§ **The exercise**: With the pictures left out, copy the listing below exactly.

§ **Dataset extract**:
***
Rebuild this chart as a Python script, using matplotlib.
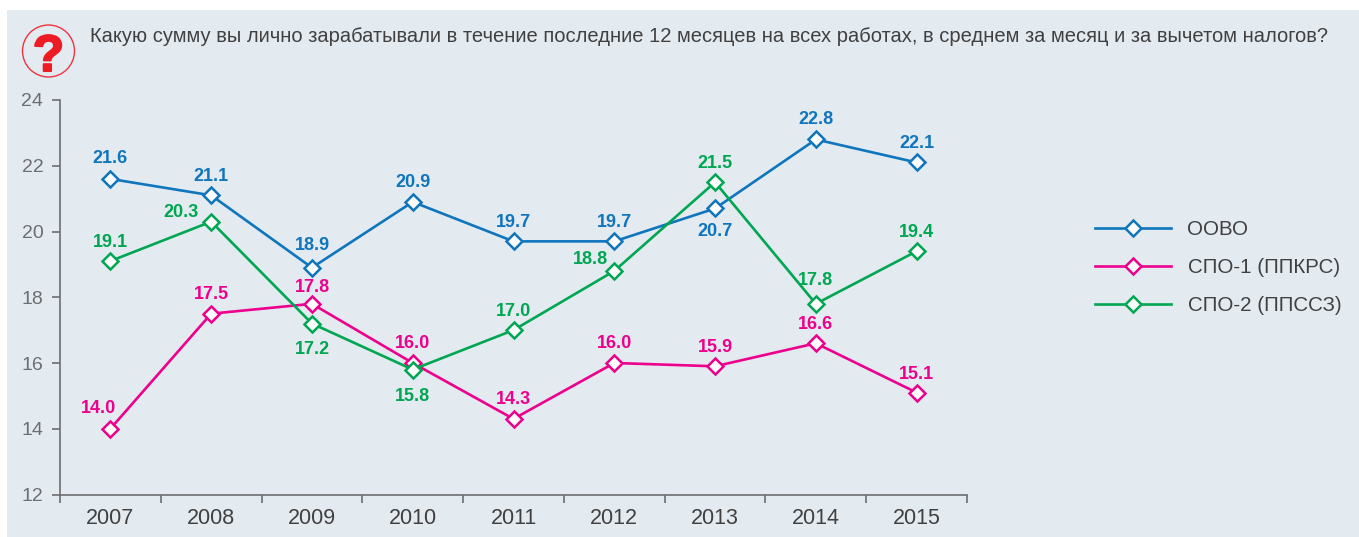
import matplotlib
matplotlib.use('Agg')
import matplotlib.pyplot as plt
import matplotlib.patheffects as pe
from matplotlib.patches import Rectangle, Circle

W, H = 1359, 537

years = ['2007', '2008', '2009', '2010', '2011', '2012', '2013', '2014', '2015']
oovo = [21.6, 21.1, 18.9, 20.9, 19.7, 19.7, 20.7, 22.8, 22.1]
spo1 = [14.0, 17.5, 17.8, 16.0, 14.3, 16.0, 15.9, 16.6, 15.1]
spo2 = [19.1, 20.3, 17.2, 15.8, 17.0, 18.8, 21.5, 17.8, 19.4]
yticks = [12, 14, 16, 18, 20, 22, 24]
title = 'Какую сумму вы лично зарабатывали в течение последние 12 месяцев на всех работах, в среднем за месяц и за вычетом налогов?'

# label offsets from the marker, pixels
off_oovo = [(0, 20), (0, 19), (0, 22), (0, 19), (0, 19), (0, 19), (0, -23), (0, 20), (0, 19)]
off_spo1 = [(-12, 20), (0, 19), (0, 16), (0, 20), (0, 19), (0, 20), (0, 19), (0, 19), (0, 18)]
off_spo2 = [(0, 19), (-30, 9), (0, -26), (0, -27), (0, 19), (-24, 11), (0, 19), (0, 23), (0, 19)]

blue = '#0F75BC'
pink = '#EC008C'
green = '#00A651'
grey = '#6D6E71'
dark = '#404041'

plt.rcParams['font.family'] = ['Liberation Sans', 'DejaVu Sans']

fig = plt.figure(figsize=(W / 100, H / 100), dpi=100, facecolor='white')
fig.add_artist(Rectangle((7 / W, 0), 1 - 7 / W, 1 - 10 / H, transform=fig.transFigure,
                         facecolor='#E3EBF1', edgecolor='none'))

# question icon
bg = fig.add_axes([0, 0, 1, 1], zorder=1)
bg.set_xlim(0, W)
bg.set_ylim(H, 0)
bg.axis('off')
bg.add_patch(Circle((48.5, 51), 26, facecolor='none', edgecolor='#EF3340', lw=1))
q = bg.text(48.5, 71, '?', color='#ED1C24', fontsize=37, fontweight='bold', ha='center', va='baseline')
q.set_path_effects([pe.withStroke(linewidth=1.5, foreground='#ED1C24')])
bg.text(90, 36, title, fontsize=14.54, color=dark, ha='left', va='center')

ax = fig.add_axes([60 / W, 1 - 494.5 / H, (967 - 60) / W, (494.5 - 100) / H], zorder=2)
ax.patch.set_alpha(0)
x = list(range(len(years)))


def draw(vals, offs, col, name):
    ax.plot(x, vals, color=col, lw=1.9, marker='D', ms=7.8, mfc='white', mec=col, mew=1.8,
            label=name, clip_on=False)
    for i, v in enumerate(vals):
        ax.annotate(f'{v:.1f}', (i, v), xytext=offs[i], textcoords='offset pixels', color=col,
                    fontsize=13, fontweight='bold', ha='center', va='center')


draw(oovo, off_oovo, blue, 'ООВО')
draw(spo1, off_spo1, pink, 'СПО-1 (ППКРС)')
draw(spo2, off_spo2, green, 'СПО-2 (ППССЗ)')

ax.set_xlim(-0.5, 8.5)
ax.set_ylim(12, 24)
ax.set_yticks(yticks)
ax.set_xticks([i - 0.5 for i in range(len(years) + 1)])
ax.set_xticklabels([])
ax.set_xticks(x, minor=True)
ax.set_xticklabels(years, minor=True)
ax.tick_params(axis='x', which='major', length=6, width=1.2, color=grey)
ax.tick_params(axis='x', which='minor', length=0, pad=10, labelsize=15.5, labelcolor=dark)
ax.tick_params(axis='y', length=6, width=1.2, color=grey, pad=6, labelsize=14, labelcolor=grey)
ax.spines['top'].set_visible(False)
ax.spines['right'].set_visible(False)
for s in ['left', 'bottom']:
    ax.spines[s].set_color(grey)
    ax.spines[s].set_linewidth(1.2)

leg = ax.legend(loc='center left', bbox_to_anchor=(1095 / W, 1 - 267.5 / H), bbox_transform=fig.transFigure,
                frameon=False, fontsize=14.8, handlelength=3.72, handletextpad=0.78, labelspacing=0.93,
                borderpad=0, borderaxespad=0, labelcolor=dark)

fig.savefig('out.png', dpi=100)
***
§ **Reply to the task**:
Rebuild this chart as a Python script, using matplotlib.
import matplotlib
matplotlib.use('Agg')
import matplotlib.pyplot as plt
import matplotlib.patheffects as pe
from matplotlib.patches import Rectangle, Circle

W, H = 1359, 537

years = ['2007', '2008', '2009', '2010', '2011', '2012', '2013', '2014', '2015']
oovo = [21.6, 21.1, 18.9, 20.9, 19.7, 19.7, 20.7, 22.8, 22.1]
spo1 = [14.0, 17.5, 17.8, 16.0, 14.3, 16.0, 15.9, 16.6, 15.1]
spo2 = [19.1, 20.3, 17.2, 15.8, 17.0, 18.8, 21.5, 17.8, 19.4]
yticks = [12, 14, 16, 18, 20, 22, 24]
title = 'Какую сумму вы лично зарабатывали в течение последние 12 месяцев на всех работах, в среднем за месяц и за вычетом налогов?'

# label offsets from the marker, pixels
off_oovo = [(0, 20), (0, 19), (0, 22), (0, 19), (0, 19), (0, 19), (0, -23), (0, 20), (0, 19)]
off_spo1 = [(-12, 20), (0, 19), (0, 16), (0, 20), (0, 19), (0, 20), (0, 19), (0, 19), (0, 18)]
off_spo2 = [(0, 19), (-30, 9), (0, -26), (0, -27), (0, 19), (-24, 11), (0, 19), (0, 23), (0, 19)]

blue = '#0F75BC'
pink = '#EC008C'
green = '#00A651'
grey = '#6D6E71'
dark = '#404041'

plt.rcParams['font.family'] = ['Liberation Sans', 'DejaVu Sans']

fig = plt.figure(figsize=(W / 100, H / 100), dpi=100, facecolor='white')
fig.add_artist(Rectangle((7 / W, 0), 1 - 7 / W, 1 - 10 / H, transform=fig.transFigure,
                         facecolor='#E3EBF1', edgecolor='none'))

# question icon
bg = fig.add_axes([0, 0, 1, 1], zorder=1)
bg.set_xlim(0, W)
bg.set_ylim(H, 0)
bg.axis('off')
bg.add_patch(Circle((48.5, 51), 26, facecolor='none', edgecolor='#EF3340', lw=1))
q = bg.text(48.5, 71, '?', color='#ED1C24', fontsize=37, fontweight='bold', ha='center', va='baseline')
q.set_path_effects([pe.withStroke(linewidth=1.5, foreground='#ED1C24')])
bg.text(90, 36, title, fontsize=14.54, color=dark, ha='left', va='center')

ax = fig.add_axes([60 / W, 1 - 494.5 / H, (967 - 60) / W, (494.5 - 100) / H], zorder=2)
ax.patch.set_alpha(0)
x = list(range(len(years)))


def draw(vals, offs, col, name):
    ax.plot(x, vals, color=col, lw=1.9, marker='D', ms=7.8, mfc='white', mec=col, mew=1.8,
            label=name, clip_on=False)
    for i, v in enumerate(vals):
        ax.annotate(f'{v:.1f}', (i, v), xytext=offs[i], textcoords='offset pixels', color=col,
                    fontsize=13, fontweight='bold', ha='center', va='center')


draw(oovo, off_oovo, blue, 'ООВО')
draw(spo1, off_spo1, pink, 'СПО-1 (ППКРС)')
draw(spo2, off_spo2, green, 'СПО-2 (ППССЗ)')

ax.set_xlim(-0.5, 8.5)
ax.set_ylim(12, 24)
ax.set_yticks(yticks)
ax.set_xticks([i - 0.5 for i in range(len(years) + 1)])
ax.set_xticklabels([])
ax.set_xticks(x, minor=True)
ax.set_xticklabels(years, minor=True)
ax.tick_params(axis='x', which='major', length=6, width=1.2, color=grey)
ax.tick_params(axis='x', which='minor', length=0, pad=10, labelsize=15.5, labelcolor=dark)
ax.tick_params(axis='y', length=6, width=1.2, color=grey, pad=6, labelsize=14, labelcolor=grey)
ax.spines['top'].set_visible(False)
ax.spines['right'].set_visible(False)
for s in ['left', 'bottom']:
    ax.spines[s].set_color(grey)
    ax.spines[s].set_linewidth(1.2)

leg = ax.legend(loc='center left', bbox_to_anchor=(1095 / W, 1 - 267.5 / H), bbox_transform=fig.transFigure,
                frameon=False, fontsize=14.8, handlelength=3.72, handletextpad=0.78, labelspacing=0.93,
                borderpad=0, borderaxespad=0, labelcolor=dark)

fig.savefig('out.png', dpi=100)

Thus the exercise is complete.